From the Washington Post today:
“A Maryland woman said Friday she was raped by Virginia Lt. Gov. Justin Fairfax (D) in a “premeditated and aggressive” assault in 2000, while they both were undergraduate students at Duke University. She is the second woman this week to make an accusation of sexual assault.
The woman, Meredith Watson, said Friday in a written statement through her attorney that she shared her account immediately after it happened with several classmates and friends. Watson did not speak publicly Friday and her lawyer did not make her available for an interview.
Watson was friends with Fairfax at Duke but they never dated or had any romantic relationship, the lawyer, Nancy Erika Smith, said.
“At this time, Ms. Watson is reluctantly coming forward out of a strong sense of civic duty and her belief that those seeking or serving in public office should be of the highest character,” Smith said in the statement . “She has no interest in becoming a media personality or reliving the trauma that has greatly affected her life. Similarly, she is not seeking any financial damages.”
An unrelated accusation of conduct X does not mean that a previous unsubstantiated accusation of the same conduct is true. However…
- In the case of habitual or characteristic misconduct—like being a sexual predator or a sexual harasser—the likelihood that there have been more, undisclosed episodes involving the individual accused is high.
- Thus the absence of a credible second (or third, fourth, and onward) accuser in a matter like this is legitimate evidence arguing for the innocence of the accused. An example would be Clarence Thomas.
- When subsequent allegations are substantially similar to the original accusation, they are especially damning. Bill Cosby is the poster case for this variation. Another exampole: Kevin Spacey.
- When the second and additional allegations are suspiciously timed, as during an election or a political controversy, when they involve general misconduct only, lack named accusers or when they are sketchy in their facts and proof, they should be regarded with extreme skepticism. The add-on Kavanaugh accusations fit this description.
- The fact that a court decision or an official investigation has not definitively determined that misconduct has taken place does not require individuals, groups and the public to discard commons sense, if they can eliminate bias from their decision-making. O.J. Simpson, it is fair to say, is guilty of murder, and it is completely fair to regard him in that light. Barry Bonds used banned and illegal drugs to enhance his major league baseball career. Harvey Weinstein is a sexual predator who traded professional advancement for sex. We don’t need admissions here to come to informed decisions.

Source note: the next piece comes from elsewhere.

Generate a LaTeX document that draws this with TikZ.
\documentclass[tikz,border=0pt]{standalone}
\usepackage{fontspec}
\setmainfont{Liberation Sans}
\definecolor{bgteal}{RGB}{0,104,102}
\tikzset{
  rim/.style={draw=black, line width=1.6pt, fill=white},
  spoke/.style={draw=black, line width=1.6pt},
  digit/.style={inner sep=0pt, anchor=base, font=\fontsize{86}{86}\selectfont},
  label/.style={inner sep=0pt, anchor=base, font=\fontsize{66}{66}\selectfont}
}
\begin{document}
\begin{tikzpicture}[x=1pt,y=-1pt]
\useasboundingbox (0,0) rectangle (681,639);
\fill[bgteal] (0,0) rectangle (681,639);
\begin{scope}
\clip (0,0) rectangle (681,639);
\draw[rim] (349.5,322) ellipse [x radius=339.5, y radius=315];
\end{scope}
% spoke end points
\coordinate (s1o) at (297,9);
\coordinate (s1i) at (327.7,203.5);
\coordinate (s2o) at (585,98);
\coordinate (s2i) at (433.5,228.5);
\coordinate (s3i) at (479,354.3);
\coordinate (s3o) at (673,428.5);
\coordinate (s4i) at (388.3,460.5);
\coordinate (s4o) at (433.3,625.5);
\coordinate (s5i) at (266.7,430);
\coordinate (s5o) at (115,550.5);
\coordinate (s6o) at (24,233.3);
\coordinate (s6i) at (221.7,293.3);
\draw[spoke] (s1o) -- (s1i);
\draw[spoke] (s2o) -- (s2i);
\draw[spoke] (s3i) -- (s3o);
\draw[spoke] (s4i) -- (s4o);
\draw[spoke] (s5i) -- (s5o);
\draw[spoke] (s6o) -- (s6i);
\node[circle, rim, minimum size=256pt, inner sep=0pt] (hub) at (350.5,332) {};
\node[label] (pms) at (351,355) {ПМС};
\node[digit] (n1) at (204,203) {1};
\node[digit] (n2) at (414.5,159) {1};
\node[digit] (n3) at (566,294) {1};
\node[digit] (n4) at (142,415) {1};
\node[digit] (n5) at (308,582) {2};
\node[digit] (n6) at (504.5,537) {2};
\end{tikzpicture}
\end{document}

Now what does all of this mean for Justin Fairfax, next in line to be Governor of Virginia if Governor Northam decides, as an honorable public servant should, that he has made such an irredeemable ass of himself by his obfuscations, double-back flips, and tap-dancing around the question of whether he had a photo of himself in blackface in his yearbook that no Virginian in his or her right mind could possibly feel secure trusting such a boob to handle the affairs of the Commonwealth? What is fair?
If Fairfax indeed raped or sexually assaulted one or both of these women, and only he knows, then he should resign. No state should have a felon, charged or not, convicted or not as governor. If he did not rape either woman, then his decision is political as well as ethical. Can he do a good job as governor of Virginia if he cannot clear his name and convince objective observers that the accusation is false? Will sufficient numbers of Virginians trust him? Will substantial numbers of Virginians want to be governed by a plausibly accused rapist? The fact that he may want to be Governor, feel he deserves to be Governor, and that his career is being derailed unfairly are irrelevant to the decision. If he cannot do the job, if he will not be trusted, if his continued tenure in defiance of the accusations harms the state, the public, and the party, then he is ethically obligated to step down. innocent or not.
The second accusation does not render him guilty.
I think it does render him unable to serve.
Addendum: to my Democratic Facebook friends, some of them lawyers, who opined today that Fairfax should remain because they would rather have someone who is a double-rapist by Governor than allow Republicans to run the state, you are seriously and sadly corrupted, and I’m ashamed of you.